Utilities for Developers#

Reserved.

scikit-plots contains a number of utilities to help with development. These are located in scikitplot.utils, and include tools in a number of categories. All the following functions and classes are in the module scikitplot.utils.

Warning

These utilities are meant to be used internally within the scikit-plots package. They are not guaranteed to be stable between versions of scikit-plots. Backports, in particular, will be removed as the scikit-plots dependencies evolve.

Validation Tools#

These are tools used to check and validate input. When you write a function which accepts arrays, matrices, or sparse matrices as arguments, the following should be used when applicable.

  • assert_all_finite: Throw an error if array contains NaNs or Infs.

  • as_float_array: convert input to an array of floats. If a sparse matrix is passed, a sparse matrix will be returned.

  • check_array: check that input is a 2D array, raise error on sparse matrices. Allowed sparse matrix formats can be given optionally, as well as allowing 1D or N-dimensional arrays. Calls assert_all_finite by default.

  • check_X_y: check that X and y have consistent length, calls check_array on X, and column_or_1d on y.
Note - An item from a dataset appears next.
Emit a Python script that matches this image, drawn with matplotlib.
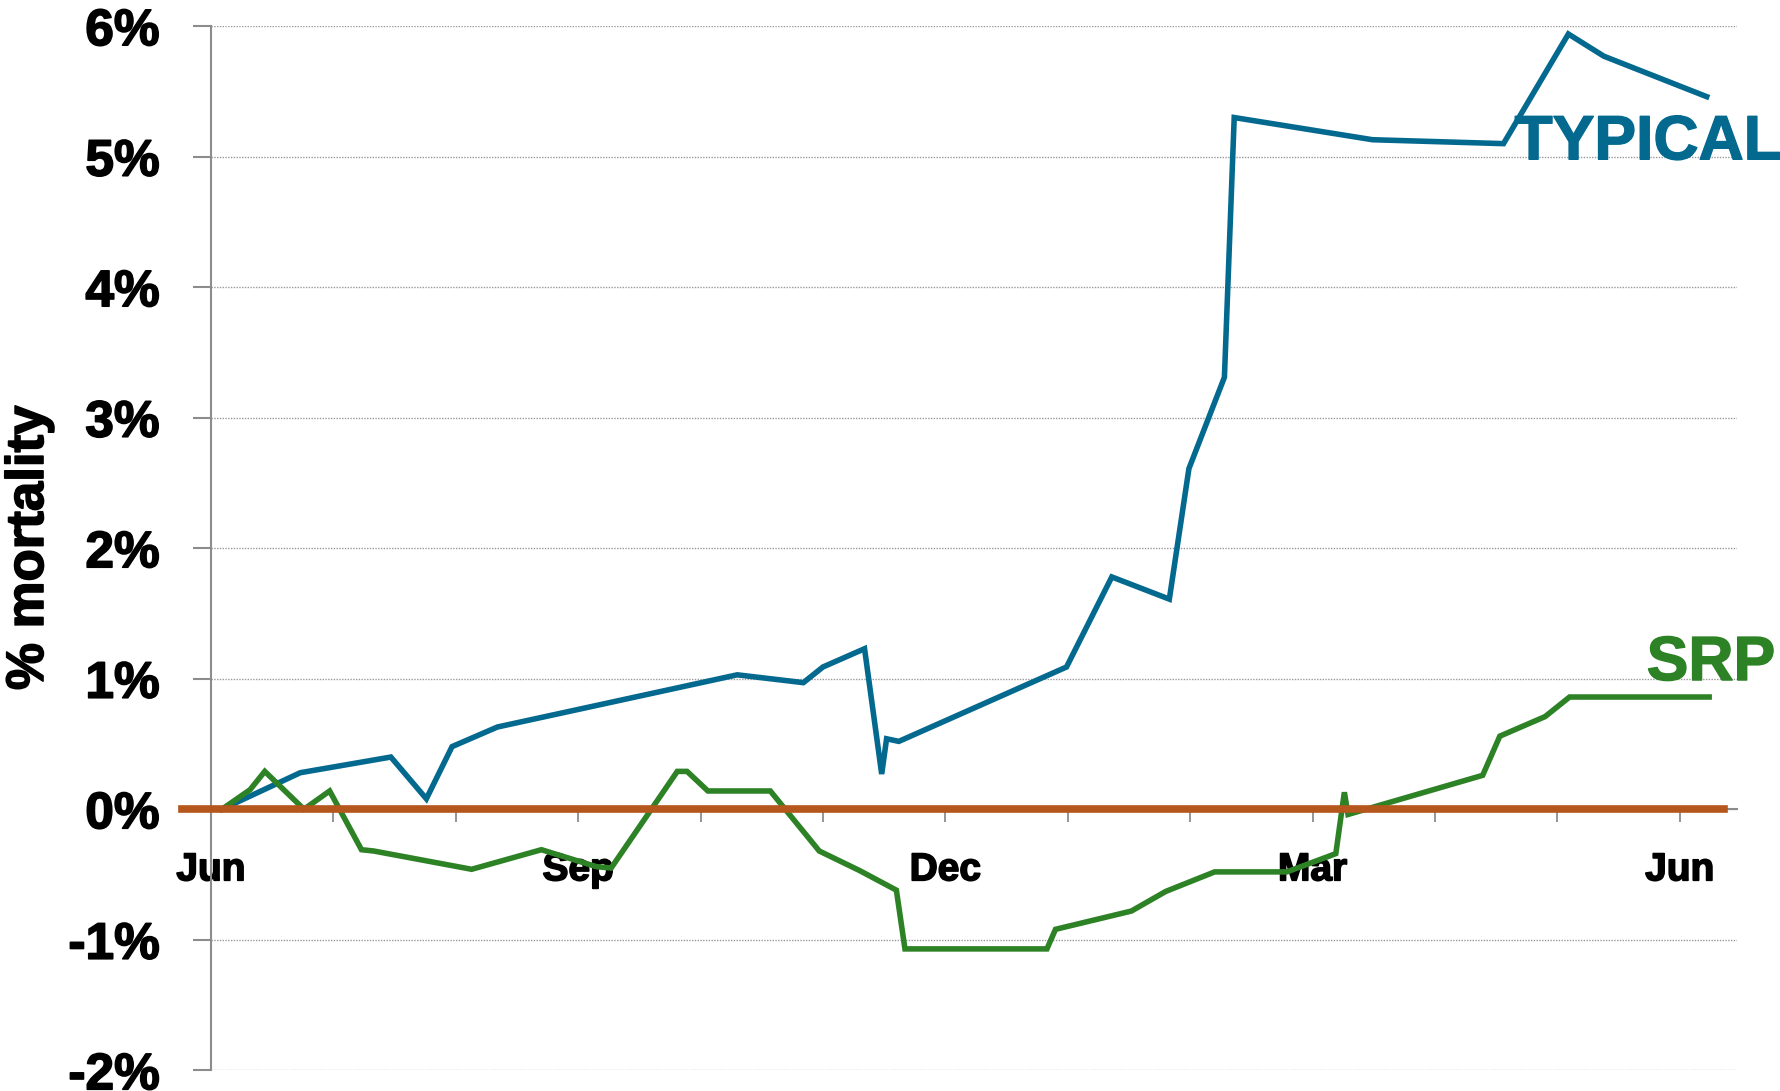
import matplotlib.pyplot as plt
import matplotlib.patheffects as pe
from matplotlib.ticker import FixedLocator, FuncFormatter

# months since June (0 = Jun, 12 = following Jun), values in % mortality
typical_x = [0.09, 0.73, 1.47, 1.76, 1.97, 2.34, 4.30, 4.84, 5.00, 5.34, 5.48, 5.52,
             5.62, 6.99, 7.36, 7.83, 7.99, 8.28, 8.36, 9.49, 10.56, 11.09, 11.38, 12.22]
typical_y = [0.00, 0.28, 0.40, 0.08, 0.48, 0.63, 1.03, 0.97, 1.09, 1.23, 0.27, 0.54,
             0.52, 1.09, 1.78, 1.61, 2.61, 3.31, 5.30, 5.13, 5.10, 5.94, 5.77, 5.46]

srp_x = [0.09, 0.32, 0.44, 0.76, 0.97, 1.23, 1.33, 2.13, 2.70, 3.15, 3.27, 3.81, 3.89,
         4.06, 4.57, 4.97, 5.30, 5.60, 5.67, 6.83, 6.90, 7.52, 7.80, 8.20, 8.79, 9.19,
         9.26, 9.29, 10.39, 10.53, 10.90, 11.10, 12.24]
srp_y = [0.00, 0.15, 0.29, 0.00, 0.14, -0.31, -0.32, -0.46, -0.31, -0.44, -0.45, 0.29, 0.29,
         0.14, 0.14, -0.32, -0.47, -0.62, -1.07, -1.07, -0.92, -0.78, -0.63, -0.48, -0.48, -0.34,
         0.13, -0.04, 0.26, 0.56, 0.71, 0.86, 0.86]

baseline_x = [-0.24, 12.36]
baseline_y = [0, 0]

month_ticks = list(range(13))
month_labels = {0: 'Jun', 3: 'Sep', 6: 'Dec', 9: 'Mar', 12: 'Jun'}
y_ticks = [-2, -1, 0, 1, 2, 3, 4, 5, 6]

blue = '#04698F'
green = '#2E8226'
orange = '#B5561C'
grey = '#8C8C8C'

plt.rcParams['font.family'] = ['Liberation Sans', 'DejaVu Sans']
plt.rcParams['font.weight'] = 'bold'

# the original uses a very heavy face, fake it with a thin outline
heavy = [pe.withStroke(linewidth=1.2, foreground='black')]

fig = plt.figure(figsize=(17.8, 10.91), dpi=100)
ax = fig.add_axes([0.1185, 0.019, 0.8575, 0.957])

ax.plot(typical_x, typical_y, color=blue, lw=4.0, solid_joinstyle='miter', zorder=3)
ax.plot(srp_x, srp_y, color=green, lw=4.0, solid_joinstyle='miter', zorder=3)
ax.plot(baseline_x, baseline_y, color=orange, lw=5.5, clip_on=False, zorder=4)

ax.set_xlim(0, 12.47)
ax.set_ylim(-2, 6)

for s in ['top', 'right']:
    ax.spines[s].set_visible(False)
ax.spines['left'].set_color(grey)
ax.spines['left'].set_linewidth(1.5)
ax.spines['bottom'].set_position(('data', 0))
ax.spines['bottom'].set_color(grey)
ax.spines['bottom'].set_linewidth(1.5)

ax.xaxis.set_major_locator(FixedLocator(month_ticks))
ax.xaxis.set_major_formatter(FuncFormatter(lambda v, p: month_labels.get(int(round(v)), '')))
ax.yaxis.set_major_locator(FixedLocator(y_ticks))
ax.yaxis.set_major_formatter(FuncFormatter(lambda v, p: '%d%%' % v))

ax.tick_params(axis='x', direction='out', length=9, width=1.3, color=grey, pad=22,
               labelsize=28)
ax.tick_params(axis='y', direction='out', length=13, width=1.5, color=grey, pad=24,
               labelsize=37)
for lab in ax.get_xticklabels() + ax.get_yticklabels():
    lab.set_fontweight('bold')
    lab.set_path_effects(heavy)

ax.yaxis.grid(True, linestyle=(0, (1, 1)), color='#9A9A9A', lw=1.0)
ax.set_axisbelow(True)

fig.text(29 / 1780, 1 - 548 / 1091, '% mortality', rotation=90, ha='center', va='center',
         fontsize=38, fontweight='bold', path_effects=heavy)

ax.text(10.65, 4.98, 'TYPICAL', color=blue, fontsize=45, fontweight='bold',
        ha='left', va='baseline', clip_on=False, zorder=5,
        path_effects=[pe.withStroke(linewidth=1.0, foreground=blue)])
ax.text(11.73, 0.99, 'SRP', color=green, fontsize=45, fontweight='bold',
        ha='left', va='baseline', clip_on=False, zorder=5,
        path_effects=[pe.withStroke(linewidth=1.0, foreground=green)])

fig.savefig('out.png', dpi=100)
For multilabel classification or multitarget regression, specify multi_output=True, in which case check_array will be called on y.

  • indexable: check that all input arrays have consistent length and can be sliced or indexed using safe_index. This is used to validate input for cross-validation.

  • validation.check_memory checks that input is joblib.Memory-like, which means that it can be converted into a sklearn.utils.Memory instance (typically a str denoting the cachedir) or has the same interface.

If your code relies on a random number generator, it should never use functions like numpy.random.random or numpy.random.normal. This approach can lead to repeatability issues in unit tests. Instead, a numpy.random.RandomState object should be used, which is built from a random_state argument passed to the class or function. The function check_random_state, below, can then be used to create a random number generator object.

  • check_random_state: create a np.random.RandomState object from a parameter random_state.

    • If random_state is None or np.random, then a randomly-initialized RandomState object is returned.

    • If random_state is an integer, then it is used to seed a new RandomState object.

    • If random_state is a RandomState object, then it is passed through.

For example:

>>> from scikitplot.utils import check_random_state
>>> random_state = 0
>>> random_state = check_random_state(random_state)
>>> random_state.rand(4)
array([0.5488135 , 0.71518937, 0.60276338, 0.54488318])

When developing your own scikit-plots compatible estimator, the following helpers are available.

  • validation.check_is_fitted: check that the estimator has been fitted before calling transform, predict, or similar methods. This helper allows to raise a standardized error message across estimator.

  • validation.has_fit_parameter: check that a given parameter is supported in the fit method of a given estimator.